Kendinizi belirli bir durumla başa çıkamayacak kadar sabırsız hissediyorsanız size değer katabilecek ve gerekli perspektifi sağlayabilecek bir mentordan veya güvenilir bir başka kaynaktan tavsiye alın.
Her anınızı sabırlı bir tutum edinme ve bu konuda kendinizi geliştirmeye yönelik yeni bir fırsat olarak görün. Perspektif kazanmak için sabır egzersizleri yapın, böylelikle hem kendiniz hem de başkaları hakkında bilgi edinebilirsiniz.
5.Sorumluluk Almaktan Kaçınmayın.
Liderler olarak sözlerimize kulak asmayan dediklerimizi yapmayı reddeden veya her daim bir mazeret gösteren çalışanlara karşı sabırsız tutumlar sergileyebiliyoruz. Bir dahaki sefere sabrınızı sınayan bir durumla karşılaştığınızda duruma uygun hassasiyeti gösterin ve hatanızı kabullenmeye hazır olun. Böyle bir durumda sabır göstermeniz güç savaşınızı bir anlayış ve ortak problem çözme yolculuğuna dönüştürmenizi sağlayacaktır.

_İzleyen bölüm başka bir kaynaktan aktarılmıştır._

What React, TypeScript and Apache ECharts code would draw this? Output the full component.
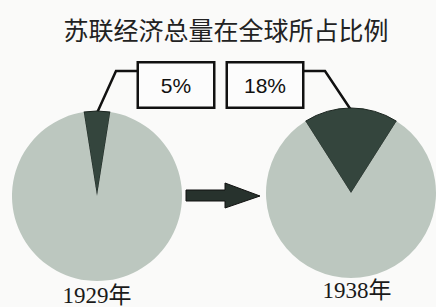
import React, { useEffect, useRef } from "react";
import * as echarts from "echarts";

const chartTitle = "苏联经济总量在全球所占比例";
const years = ["1929年", "1938年"];
const sovietShare = [5, 18];
const otherLabel = "其他国家";
const sovietLabel = "苏联";

const pieCenters = [
  [97, 196],
  [351, 193],
];
const pieRadius = 85;
const boxCenters = [
  [176, 85],
  [265, 85],
];
const bendPoints = [
  [116, 71],
  [325, 71],
];
const boxEdgeX = [140, 302];

export default function App() {
  const ref = useRef<HTMLDivElement>(null);
  useEffect(() => {
    if (!ref.current) return;
    const chart = echarts.init(ref.current, null, { renderer: "svg" });
    const series = sovietShare.map((share, i) => {
      const half = (share / 100) * 180;
      return {
        type: "pie",
        center: pieCenters[i],
        radius: pieRadius,
        startAngle: 90 + half,
        clockwise: true,
        silent: true,
        avoidLabelOverlap: false,
        emphasis: { disabled: true },
        label: {
          show: true,
          formatter: "{c}%",
          fontFamily: '"Liberation Sans", Arial, sans-serif',
          fontSize: 21,
          color: "#111",
          backgroundColor: "#fcfcfc",
          borderColor: "#111",
          borderWidth: 2.5,
          width: 44,
          overflow: "none",
          align: "center",
          padding: [11, 15],
        },
        labelLine: { show: true, lineStyle: { color: "#111", width: 2.5 } },
        labelLayout: (p: any) => {
          if (p.dataIndex !== 0) return {};
          const [cx, cy] = pieCenters[i];
          return {
            x: boxCenters[i][0],
            y: boxCenters[i][1],
            align: "center",
            verticalAlign: "middle",
            labelLinePoints: [
              [cx, cy - pieRadius + 2],
              bendPoints[i],
              [boxEdgeX[i], bendPoints[i][1]],
            ],
          };
        },
        data: [
          {
            name: sovietLabel,
            value: share,
            itemStyle: { color: "#34453d", borderColor: "#1b2520", borderWidth: 1 },
          },
          {
            name: otherLabel,
            value: 100 - share,
            itemStyle: { color: "#bcc7bf", borderWidth: 0 },
            label: { show: false },
            labelLine: { show: false },
          },
        ],
      };
    });
    chart.setOption({
      animation: false,
      backgroundColor: "#fafaf9",
      series,
      graphic: [
        {
          type: "text",
          x: 226,
          y: 29,
          style: {
            text: chartTitle,
            fontFamily: '"Noto Sans CJK SC", sans-serif',
            fontSize: 25,
            fill: "#222",
            textAlign: "center",
            textVerticalAlign: "middle",
          },
        },
        {
          type: "polygon",
          shape: {
            points: [
              [186, 190],
              [225, 190],
              [225, 183],
              [260, 196],
              [225, 208],
              [225, 201],
              [186, 201],
            ],
          },
          style: { fill: "#27322d", stroke: "#111", lineWidth: 1 },
        },
        ...years.map((y, i) => ({
          type: "text",
          x: pieCenters[i][0] + (i === 0 ? 0 : 6),
          y: i === 0 ? 295 : 290,
          style: {
            text: y,
            fontFamily: '"Liberation Serif", "Noto Sans CJK SC", serif',
            fontSize: 23,
            fill: "#1a1a1a",
            textAlign: "center",
            textVerticalAlign: "middle",
          },
        })),
      ],
    });
    return () => chart.dispose();
  }, []);
  return (
    <div
      ref={ref}
      style={{ position: "fixed", left: 0, top: 0, width: 436, height: 307 }}
    />
  );
}
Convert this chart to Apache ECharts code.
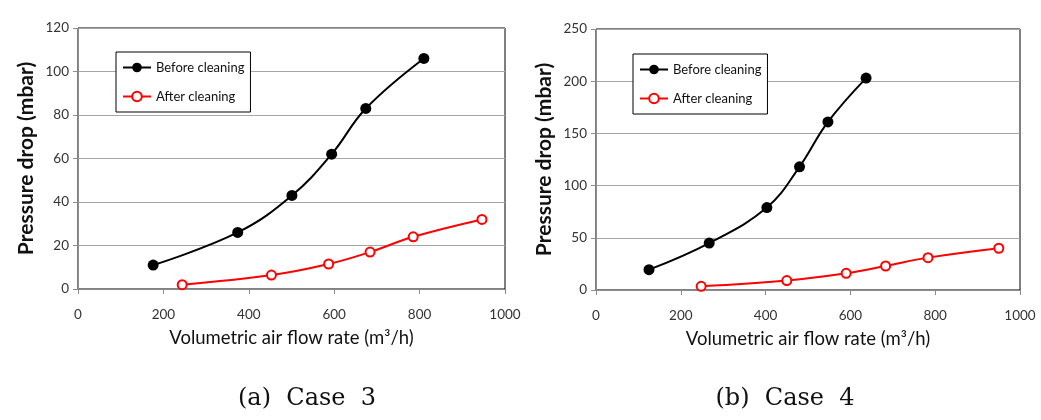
<!DOCTYPE html>
<html>
<head>
<meta charset="utf-8">
<script src="https://cdn.jsdelivr.net/npm/echarts@6/dist/echarts.min.js"></script>
<style>html,body{margin:0;padding:0;background:#fff;}#c{width:1041px;height:420px;}</style>
</head>
<body>
<div id="c"></div>
<script>
// Case 3 data
const case3Before = [[176, 11], [374, 26], [501, 43], [594, 62], [674, 83], [810, 106]];
const case3After = [[244, 2], [453, 6.4], [587, 11.5], [684, 17], [785, 24], [946, 32]];
// Case 4 data
const case4Before = [[125, 19.5], [267, 45], [403, 79], [480, 118], [547, 161], [637, 203]];
const case4After = [[248, 3.5], [450, 9], [590, 16], [683, 23], [783, 31], [950, 40]];
const seriesNames = ['Before cleaning', 'After cleaning'];
const captions = ['(a)  Case  3', '(b)  Case  4'];
const xTitle = 'Volumetric air flow rate (m³/h)';
const yTitle = 'Pressure drop (mbar)';

const FONT = 'Lato';
const chart = echarts.init(document.getElementById('c'), null, {renderer: 'canvas'});

function xAxis(gi) {
  return {
    type: 'value', gridIndex: gi, min: 0, max: 1000, interval: 200,
    name: xTitle, nameLocation: 'middle', nameGap: 40,
    nameTextStyle: {fontFamily: FONT, fontSize: 18.5, color: '#111'},
    axisLine: {show: true, lineStyle: {color: '#8c8c8c', width: 1}},
    axisTick: {show: true, length: 5, lineStyle: {color: '#8c8c8c'}},
    axisLabel: {margin: 19, fontFamily: FONT, fontSize: 13.5, color: '#333', formatter: v => String(v)},
    splitLine: {show: false}
  };
}
function yAxis(gi, max, interval) {
  return {
    type: 'value', gridIndex: gi, min: 0, max: max, interval: interval,
    name: yTitle, nameLocation: 'middle', nameGap: 41,
    nameTextStyle: {fontFamily: FONT, fontSize: 21, fontWeight: 'bold', color: '#111'},
    axisLine: {show: true, lineStyle: {color: '#8c8c8c', width: 1}},
    axisTick: {show: true, length: 5, lineStyle: {color: '#8c8c8c'}},
    axisLabel: {margin: 9, fontFamily: FONT, fontSize: 13.5, color: '#333', formatter: v => String(v)},
    splitLine: {show: true, lineStyle: {color: '#a6a6a6', width: 1}}
  };
}
function before(data, gi) {
  return {
    name: seriesNames[0], type: 'line', xAxisIndex: gi, yAxisIndex: gi, data: data,
    smooth: 0.4, symbol: 'circle', symbolSize: 11,
    lineStyle: {color: '#000', width: 2}, itemStyle: {color: '#000'}, z: 3
  };
}
function after(data, gi) {
  return {
    name: seriesNames[1], type: 'line', xAxisIndex: gi, yAxisIndex: gi, data: data,
    smooth: 0.4, symbol: 'emptyCircle', symbolSize: 9,
    lineStyle: {color: '#ff0000', width: 2}, itemStyle: {color: '#ff0000', borderWidth: 1.3}, z: 3
  };
}
function legend(left, top) {
  return {
    orient: 'vertical', left: left, top: top, data: seriesNames,
    backgroundColor: '#fff', borderColor: '#000', borderWidth: 1,
    padding: [9, 6, 9, 6], itemWidth: 28, itemHeight: 12, itemGap: 16,
    textStyle: {fontFamily: FONT, fontSize: 13, color: '#111'},
    selectedMode: false
  };
}

chart.setOption({
  animation: false,
  backgroundColor: '#fff',
  title: [
    {text: captions[0], left: 302, top: 382, textAlign: 'center',
     textStyle: {fontFamily: 'DejaVu Serif', fontSize: 24, fontWeight: 'normal', color: '#111'}},
    {text: captions[1], left: 780, top: 382, textAlign: 'center',
     textStyle: {fontFamily: 'DejaVu Serif', fontSize: 24, fontWeight: 'normal', color: '#111'}}
  ],
  grid: [
    {left: 78, right: 536, top: 28, bottom: 131, show: true, borderColor: '#000', borderWidth: 1, backgroundColor: 'transparent'},
    {left: 596, right: 21, top: 29, bottom: 130, show: true, borderColor: '#000', borderWidth: 1, backgroundColor: 'transparent'}
  ],
  legend: [legend(116, 52), legend(633, 54)],
  xAxis: [xAxis(0), xAxis(1)],
  yAxis: [yAxis(0, 120, 20), yAxis(1, 250, 50)],
  series: [before(case3Before, 0), after(case3After, 0), before(case4Before, 1), after(case4After, 1)]
});
</script>
</body>
</html>
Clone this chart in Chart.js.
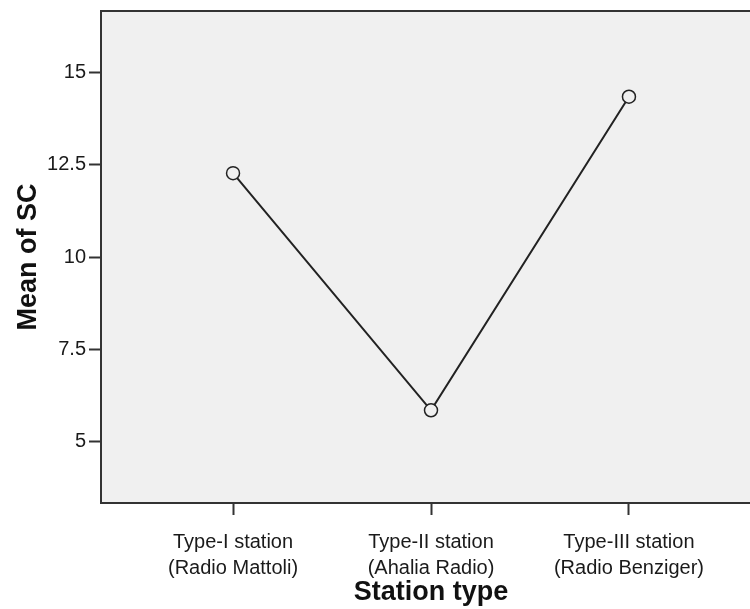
<!DOCTYPE html>
<html>
<head>
<meta charset="utf-8">
<script src="https://cdn.jsdelivr.net/npm/chart.js@4"></script>
<style>
  html, body { margin: 0; padding: 0; background: #fff; overflow: hidden; }
</style>
</head>
<body>
<canvas id="meanChart" width="762" height="609"></canvas>
<script>
const stationTypes = [
  ['Type-I station', '(Radio Mattoli)'],
  ['Type-II station', '(Ahalia Radio)'],
  ['Type-III station', '(Radio Benziger)']
]
const meanSC = [12.27, 5.85, 14.34]
const yTickValues = [5, 7.5, 10, 12.5, 15]

const fontName = "'Liberation Sans', Arial, sans-serif"

// plot box background + top/right edges (left/bottom come from the axes)
const plotFrame = {
  id: 'plotFrame',
  beforeDraw(chart) {
    const a = chart.chartArea
    const ctx = chart.ctx
    ctx.save()
    ctx.fillStyle = '#f0f0f0'
    ctx.fillRect(a.left, a.top, a.right - a.left, a.bottom - a.top)
    ctx.restore()
  },
  afterDraw(chart) {
    const a = chart.chartArea
    const ctx = chart.ctx
    ctx.save()
    ctx.strokeStyle = '#333'
    ctx.lineWidth = 2
    ctx.beginPath()
    ctx.moveTo(a.left, a.top)
    ctx.lineTo(a.right, a.top)
    ctx.lineTo(a.right, a.bottom)
    ctx.stroke()
    ctx.restore()
  }
}

let points = []
for (let i = 0; i < meanSC.length; i++) {
  points.push({x: i, y: meanSC[i]})
}

new Chart(document.getElementById('meanChart').getContext('2d'), {
  type: 'line',
  data: {
    datasets: [{
      data: points,
      borderColor: '#222',
      borderWidth: 2,
      pointRadius: 6.5,
      pointHoverRadius: 6.5,
      pointBorderWidth: 1.5,
      pointBorderColor: '#222',
      pointBackgroundColor: '#f0f0f0',
      tension: 0
    }]
  },
  plugins: [plotFrame],
  options: {
    responsive: false,
    animation: false,
    layout: { autoPadding: false, padding: { top: 11, right: 1, left: 0, bottom: 0 } },
    plugins: { legend: { display: false }, tooltip: { enabled: false } },
    scales: {
      x: {
        type: 'linear',
        min: -0.667,
        max: 2.667,
        afterBuildTicks(scale) {
          scale.ticks = stationTypes.map((s, i) => ({value: i}))
        },
        afterFit(scale) { scale.height = 106 },
        grid: { drawOnChartArea: false, color: '#333', tickLength: 12, tickWidth: 2 },
        border: { display: true, color: '#333', width: 2 },
        ticks: {
          autoSkip: false,
          maxRotation: 0,
          padding: 14,
          color: '#1a1a1a',
          font: { family: fontName, size: 20, lineHeight: 1.3 },
          callback: (v) => stationTypes[v]
        },
        title: {
          display: true,
          text: 'Station type',
          color: '#111',
          font: { family: fontName, size: 27, weight: 'bold', lineHeight: 1.2 },
          padding: { top: 0, bottom: 0 }
        }
      },
      y: {
        min: 3.34,
        max: 16.66,
        afterBuildTicks(scale) {
          scale.ticks = yTickValues.map(v => ({value: v}))
        },
        afterFit(scale) {
          scale.width = 101
          scale.paddingTop = 0
          scale.paddingBottom = 0
        },
        grid: { drawOnChartArea: false, color: '#333', tickLength: 12, tickWidth: 2 },
        border: { display: true, color: '#333', width: 2 },
        ticks: {
          padding: 3,
          color: '#1a1a1a',
          font: { family: fontName, size: 20 },
          callback: (v) => String(v)
        },
        title: {
          display: true,
          text: 'Mean of SC',
          color: '#111',
          font: { family: fontName, size: 27, weight: 'bold', lineHeight: 1.2 },
          padding: { top: 12, bottom: 0 }
        }
      }
    }
  }
})
</script>
</body>
</html>
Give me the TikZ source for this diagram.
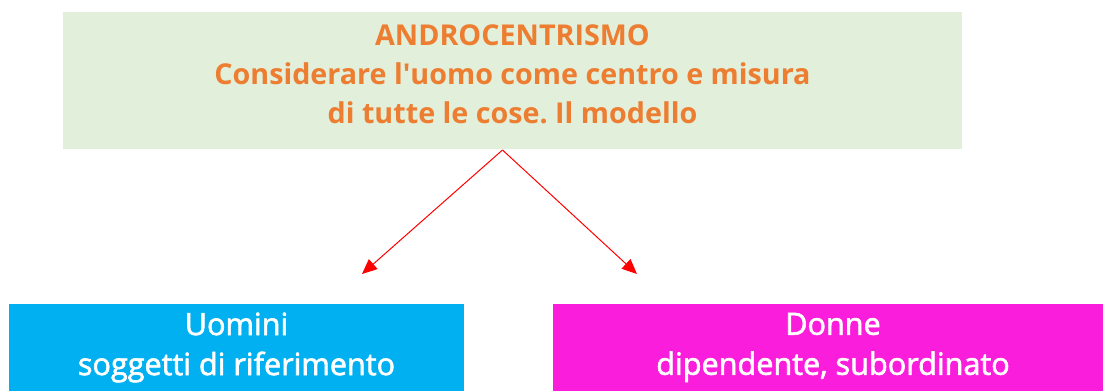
\documentclass[tikz,border=0pt]{standalone}
\usepackage{fontspec}
\setmainfont{Open Sans}
\newfontfamily\subfont[FakeBold=2]{Open Sans}
\usetikzlibrary{arrows.meta}
\definecolor{boxgreen}{HTML}{E2EFDA}
\definecolor{txtorange}{HTML}{ED7D31}
\definecolor{boxcyan}{HTML}{00B0F0}
\definecolor{boxmagenta}{HTML}{FA1EDC}
\definecolor{arrowred}{HTML}{FF0000}
\tikzset{
  topbox/.style={fill=boxgreen, draw=none, minimum width=899pt, minimum height=137pt, inner sep=0pt},
  toptext/.style={inner sep=0pt, align=center, text=txtorange, font=\fontsize{28.7}{39}\selectfont\bfseries},
  subbox/.style={draw=none, inner sep=0pt, align=center, text=white,
    font=\fontsize{30.6}{40}\selectfont\subfont},
  link/.style={draw=arrowred, line width=1pt, -{Triangle[length=15pt,width=13pt]}}
}
\begin{document}
\frenchspacing
\begin{tikzpicture}[x=1pt,y=1pt]
\useasboundingbox (0,0) rectangle (1103,-391);
\clip (0,0) rectangle (1103,-391);
\node[topbox] (top) at (512.5,-80.5) {};
\node[toptext] (toplabel) at (512.5,-74) {ANDROCENTRISMO\\Considerare l\textquotesingle uomo come centro e misura\\di tutte le cose. Il modello};
\node[subbox, fill=boxcyan, minimum width=455pt, minimum height=87pt] (men) at (236.5,-347.5) {Uomini\\soggetti di riferimento};
\node[subbox, fill=boxmagenta, minimum width=560pt, minimum height=87pt] (women) at (833,-347.5) {Donne\\dipendente, subordinato};
\coordinate (apex) at (502.5,-150);
\coordinate (tipL) at (362,-274);
\coordinate (tipR) at (637,-274);
\draw[link] (apex) -- (tipL);
\draw[link] (apex) -- (tipR);
\end{tikzpicture}
\end{document}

Sorumluluk almaktan korkmayın – bir karara vardığınızda bu kararın mesuliyetini alın ve ekibinizi bu konuya ilişkin bilgilendirin. Saygınlık kazanın.
Bir lider olarak yüksek standartlara sahip olmanız doğaldır, bundan olacak ki talepleriniz de aynı derecede yüksektir. Ancak ekibinize yönelik beklentilerinizi çok geniş tutmamanızda fayda var Çalışanlarınızı potansiyel gerilim noktalarını önceden tespit edebilecek kadar iyi tanımalısınız. Davranış modellerini incelemeli, gözlemlerinizi not almalı ve nihayetinde başkalarını başarmaya motive eden şeyler konusunda çok daha dikkatli olmalısınız.
Sabrınızın bir sonraki sınanışında bunu bir lider olarak amacınızın, hassasiyetinizin veya olgunluğunuzun değerlendirilmesi için bir fırsat olarak kullanın. Unutmayın, ne kadar çok sabrederseniz, o denli becerikli, soğukkanlı, şefkatli ve dikkatli bir lider olursunuz.